Making A High Quality Film On The Cheap With A Digital SLR
from the and-it-looks-pretty-good dept
A few years back at a Cato Institute conference on copyright, a guy from NBC Universal challenged me with the question of "how will we make $200 million movies?" if content is freely shared. As I noted at the time, that's really the wrong question. No one watching a movie cares about how much the movie costs. They just want to see a good movie. The question for a good filmmaker or producer or a studio should be "how do I make the best movie I can that will still be profitable?" Starting out with a "cost" means that you don't focus on ways to save money or contain costs. You focus on ways to spend up to those costs. That's backwards, and it's how you fail as a business.
Imagine if Dell or IBM or HP went around saying "but how can we profitably make $5,000 computers?" It's a silly question, and it doesn't get you to focus on things like reducing costs.
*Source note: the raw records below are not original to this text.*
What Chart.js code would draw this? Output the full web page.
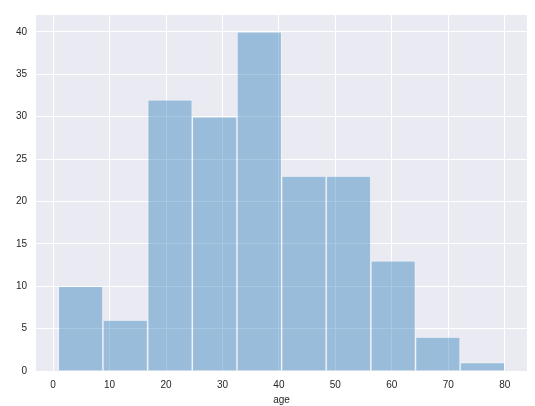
<!DOCTYPE html>
<html>
<head>
<meta charset="utf-8">
<script src="https://cdn.jsdelivr.net/npm/chart.js@4.4.1/dist/chart.umd.min.js"></script>
<style>
  html, body { margin: 0; padding: 0; background: #ffffff; }
  #wrap { width: 535px; height: 406px; }
</style>
</head>
<body>
<div id="wrap"><canvas id="hist"></canvas></div>
<script>
// histogram of age: 10 bins between min and max age
const binEdges = [0.92, 8.83, 16.74, 24.66, 32.57, 40.48, 48.38, 56.29, 64.2, 72.11, 80];
const counts = [10, 6, 32, 30, 40, 23, 23, 13, 4, 1];
const xTicks = [0, 10, 20, 30, 40, 50, 60, 70, 80];
const yTicks = [0, 5, 10, 15, 20, 25, 30, 35, 40];

const points = counts.map((c, i) => ({ x: (binEdges[i] + binEdges[i + 1]) / 2, y: c }));

// grey plot area like seaborn darkgrid
const areaBg = {
  id: 'areaBg',
  beforeDraw(chart) {
    const { ctx, chartArea } = chart;
    ctx.save();
    ctx.fillStyle = '#eaeaf2';
    ctx.fillRect(chartArea.left, chartArea.top, chartArea.right - chartArea.left, chartArea.bottom - chartArea.top);
    ctx.restore();
  }
};

const tickFont = { family: '"Liberation Sans", Arial, sans-serif', size: 10 };

new Chart(document.getElementById('hist'), {
  type: 'bar',
  data: {
    datasets: [{
      label: 'age',
      data: points,
      backgroundColor: 'rgba(31, 119, 180, 0.4)',
      borderColor: 'rgba(255, 255, 255, 0.4)',
      borderWidth: 1,
      barPercentage: 1,
      categoryPercentage: 1,
    }],
  },
  options: {
    responsive: true,
    maintainAspectRatio: false,
    animation: false,
    layout: { padding: { left: 0, top: 15, right: 8, bottom: 0 } },
    plugins: {
      legend: { display: false },
      tooltip: { enabled: false },
    },
    scales: {
      x: {
        type: 'linear',
        min: -3.03,
        max: 83.95,
        offset: false,
        grid: { color: '#ffffff', lineWidth: 1, drawTicks: false, offset: false },
        border: { display: false },
        ticks: { color: '#262626', font: tickFont, padding: 8 },
        afterBuildTicks: (axis) => { axis.ticks = xTicks.map(v => ({ value: v })); },
        afterFit: (axis) => { axis.height = 35; },
        title: { display: true, text: 'age', color: '#262626', font: tickFont, padding: { top: 1, bottom: 0 } },
      },
      y: {
        min: 0,
        max: 42,
        grid: { color: '#ffffff', lineWidth: 1, drawTicks: false },
        border: { display: false },
        ticks: { color: '#262626', font: tickFont, padding: 9 },
        afterBuildTicks: (axis) => { axis.ticks = yTicks.map(v => ({ value: v })); },
        afterFit: (axis) => { axis.width = 36; },
      },
    },
  },
  plugins: [areaBg],
});
</script>
</body>
</html>
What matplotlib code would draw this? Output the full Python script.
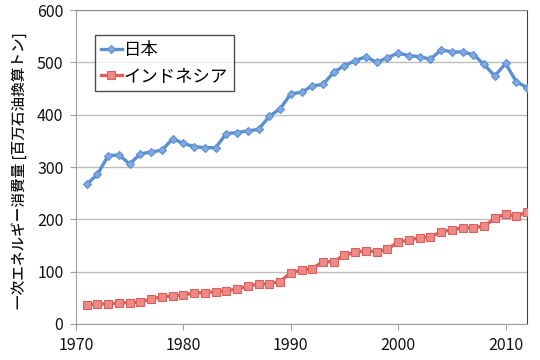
import matplotlib
matplotlib.use("Agg")
import matplotlib.pyplot as plt

plt.rcParams['font.family'] = ['Noto Sans CJK JP', 'DejaVu Sans']

years = list(range(1971, 2013))
japan = [267, 286, 322, 323, 306, 325, 329, 332, 354, 345,
         339, 337, 337, 364, 366, 369, 372, 397, 411, 440,
         443, 455, 458, 481, 494, 503, 511, 500, 509, 518,
         513, 511, 506, 524, 520, 520, 515, 496, 474, 498,
         463, 452]
indonesia = [37, 38, 39, 40, 41, 42, 48, 52, 54, 56,
             59, 60, 62, 64, 66, 73, 76, 77, 81, 98,
             103, 106, 119, 119, 132, 137, 140, 138, 143, 157,
             160, 165, 167, 176, 180, 184, 184, 187, 202, 210,
             206, 214]
series_names = ["日本", "インドネシア"]
xticks = [1970, 1980, 1990, 2000, 2010]
yticks = [0, 100, 200, 300, 400, 500, 600]
ylabel = "一次エネルギー消費量 [百万石油換算トン]"

fig = plt.figure(figsize=(5.4, 3.6), dpi=100)
ax = fig.add_axes([0.1407, 0.1, 0.976 - 0.1407, 0.972 - 0.1])

ax.plot(years, japan, color="#5B8FD2", lw=2.4, marker="D", ms=4.5,
        mfc="#7FAAE0", mec="#5B8FD2", mew=0.8, label=series_names[0], zorder=3)
ax.plot(years, indonesia, color="#D9605C", lw=2.4, marker="s", ms=5.5,
        mfc="#EE8A86", mec="#D9605C", mew=0.8, label=series_names[1], zorder=3)

ax.set_xlim(1970, 2012)
ax.set_ylim(0, 600)
ax.set_xticks(xticks)
ax.set_yticks(yticks)
ax.grid(axis="y", color="#BDBDBD", lw=1)
ax.set_axisbelow(True)
ax.tick_params(axis="both", direction="out", length=4, color="#A0A0A0",
               labelsize=11.5, labelcolor="#111111")
ax.tick_params(axis="y", pad=5)
ax.tick_params(axis="x", pad=5)
for s in ["left", "bottom"]:
    ax.spines[s].set_color("#A0A0A0")
ax.spines["top"].set_color("#8A8A8A")
ax.spines["right"].set_color("#404040")

ax.set_ylabel(ylabel, fontsize=10.5, color="#111111", fontweight="medium")
ax.yaxis.set_label_coords(-0.108, 0.49)

leg = ax.legend(loc="upper left", bbox_to_anchor=(0.042, 0.92), fontsize=12.5,
                frameon=True, fancybox=False, edgecolor="#222222",
                borderpad=0.35, borderaxespad=0, labelspacing=0.45,
                handlelength=1.2, handletextpad=0.1)
leg.get_frame().set_linewidth(1.0)

fig.savefig("out.png", dpi=100)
And, it's important to note that technology keeps making the cost of making, distributing and promoting content cheaper. No, it's still not cheap to make movies, but you can make better and better films for less and less money these days.
Jim Harper (who, it should be noted, was the guy who invited me to that Cato event in the first place), reminds us of this with a blog post jokingly entitled How to Make a $200 Million Movie, but which actually shows how it's getting cheaper and cheaper to make a film these days. Specifically, he shows an amusing new short film from Futuristic Films, which looks pretty good and notes in the opening that the whole damn thing was shot with a Pentax K-7 DSLR, which you can find these days for around $800 or so:
After that he shows the following "making of" video that highlights how the fillmmakers were able to make such a film for very little money:
Now, no one will claim that the quality is equivalent to a $200 million movie. But it keeps getting better and better and better... at the same time that it's getting cheaper and cheaper and cheaper. Oh, and you might recognize the filmmakers in question. They're the same folks who made the movie Ink and then celebrated when a copy was leaked via BitTorrent, helping the film become incredibly popular, shooting way up IMDB's movie meter, making it (for a time) one of the 20 most popular films on the site, despite being a small indie production.
I would bet these guys aren't going around whining, "but how can we make a $200 million movie?"